Massachusetts will be the latest state to put in place a statewide ban on disposing of commercial food waste. The new regulation is expected to begin on October 1 of 2014.

The goal of the new regulation is designed to keep food waste from landfills and instead use it for energy-generating purposes and for creating composting. The Department of Environmental Protection for the state of Massachusetts will be in charge of enforcement for the ban.

The new rules will require any business that disposes a minimum of one ton of organic materials, including food scraps, each week to re-purpose or donate any usable food in that amount being disposed of. All remaining food waste that is not fit for human consumption will be sent for anaerobic digestion to be used for conversion to energy, or for use in composting and animal-feeding facilities.

State officials believe the new food waste disposal ban is necessary for attaining the waste disposal reduction plans the state has enacted. Massachusetts has established a goal to reduce waste by thirty  percent in 2020 and by eighty percent by 2050.
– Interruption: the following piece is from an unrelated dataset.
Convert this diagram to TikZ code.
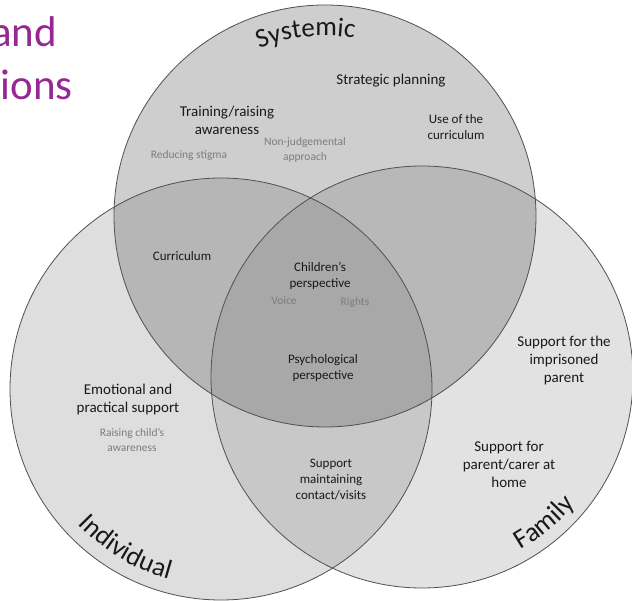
\documentclass[tikz,border=0pt]{standalone}
\usepackage{fontspec}
\setmainfont{Carlito}
\usetikzlibrary{decorations.text}
\definecolor{titlepurple}{RGB}{150,40,148}
\definecolor{onlyT}{RGB}{206,206,206}
\definecolor{onlyL}{RGB}{222,222,222}
\definecolor{onlyR}{RGB}{226,226,226}
\definecolor{TL}{RGB}{182,182,182}
\definecolor{TR}{RGB}{184,184,184}
\definecolor{LR}{RGB}{200,200,200}
\definecolor{TLR}{RGB}{168,168,168}
\definecolor{edge}{RGB}{80,80,80}
\definecolor{subgray}{RGB}{125,125,125}
\begin{document}
\begin{tikzpicture}[x=1pt,y=-1pt,
  lblbig/.style={align=center,text=black!90,font=\fontsize{15}{18}\selectfont,inner sep=0pt},
  lblmid/.style={align=center,text=black!90,font=\fontsize{13}{16}\selectfont,inner sep=0pt},
  lblsub/.style={align=center,text=subgray,font=\fontsize{11.5}{14.5}\selectfont,inner sep=0pt},
  setname/.style={decorate,decoration={text along path,text align=center,text color=black!90}},
  titletext/.style={text=titlepurple,font=\fontsize{43}{50}\selectfont,inner sep=0pt,anchor=base east}]
\useasboundingbox (0,0) rectangle (632,601);
\fill[white] (0,0) rectangle (632,601);

% circle centres and radius
\coordinate (cT) at (325,216);
\coordinate (cL) at (221,389);
\coordinate (cR) at (422,377);
\def\rad{211pt}

% single regions
\fill[onlyL] (cL) circle (\rad);
\fill[onlyR] (cR) circle (\rad);
\fill[onlyT] (cT) circle (\rad);
% pairwise overlaps
\begin{scope}
  \clip (cL) circle (\rad);
  \fill[LR] (cR) circle (\rad);
\end{scope}
\begin{scope}
  \clip (cT) circle (\rad);
  \fill[TL] (cL) circle (\rad);
\end{scope}
\begin{scope}
  \clip (cT) circle (\rad);
  \fill[TR] (cR) circle (\rad);
\end{scope}
% triple overlap
\begin{scope}
  \clip (cT) circle (\rad);
  \clip (cL) circle (\rad);
  \fill[TLR] (cR) circle (\rad);
\end{scope}
% outlines
\draw[edge,line width=0.8pt] (cT) circle (\rad);
\draw[edge,line width=0.8pt] (cL) circle (\rad);
\draw[edge,line width=0.8pt] (cR) circle (\rad);

% slide title fragment
\node[titletext] (title1) at (57,47) {and};
\node[titletext] (title2) at (73,100) {ions};

% set names, set along arcs inside each circle
\path[setname,decoration={text={|\fontsize{27}{30}\selectfont|Systemic}}]
  (cT) ++(-131:180) arc[start angle=-131,end angle=-61,radius=180];
\path[setname,decoration={text={|\fontsize{27}{30}\selectfont|Individual}}]
  (cL) ++(152:197) arc[start angle=152,end angle=90,radius=197];
\path[setname,decoration={text={|\fontsize{27}{30}\selectfont|Family}}]
  (cR) ++(76:199) arc[start angle=76,end angle=24,radius=199];

% systemic only
\node[lblbig] (strat) at (391,81) {Strategic planning};
\node[lblmid] (usecur) at (456,127) {Use of the\\curriculum};
\node[lblbig] (train) at (227,120) {Training/raising\\awareness};
\node[lblsub] (stigma) at (189,155) {Reducing stigma};
\node[lblsub] (nonjudge) at (305,150) {Non-judgemental\\approach};

% overlaps
\node[lblmid] (curric) at (182,256) {Curriculum};
\node[lblmid] (children) at (320,276) {Children’s\\perspective};
\node[lblsub] (voice) at (284,301) {Voice};
\node[lblsub] (rights) at (355,302) {Rights};
\node[lblmid] (psych) at (323,368) {Psychological\\perspective};
\node[lblmid] (contact) at (331,480) {Support\\maintaining\\contact/visits};

% individual only
\node[lblbig] (emot) at (128,400) {Emotional and\\practical support};
\node[lblsub] (raising) at (132,440) {Raising child’s\\awareness};

% family only
\node[lblbig] (imprison) at (564,361) {Support for the\\imprisoned\\parent};
\node[lblbig] (carer) at (509,464) {Support for\\parent/carer at\\home};
\end{tikzpicture}
\end{document}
Food waste materials from household and small businesses are currently exempt from the rule. It is expected that the ban will affect close to two thousand large businesses such as grocery store chains, universities, schools, hotels, convention facilities, hospitals, and large restaurants.

WasteCare Wants You to Remember: If your business is producing large amounts of waste food and organic matter, it will pay to start investigating cost-cutting re-use and recycling strategies now. Better to be ahead of the state mandates now than to be struggling to comply later on. The early bird who “goes green” now might also save the most “green” in the long run!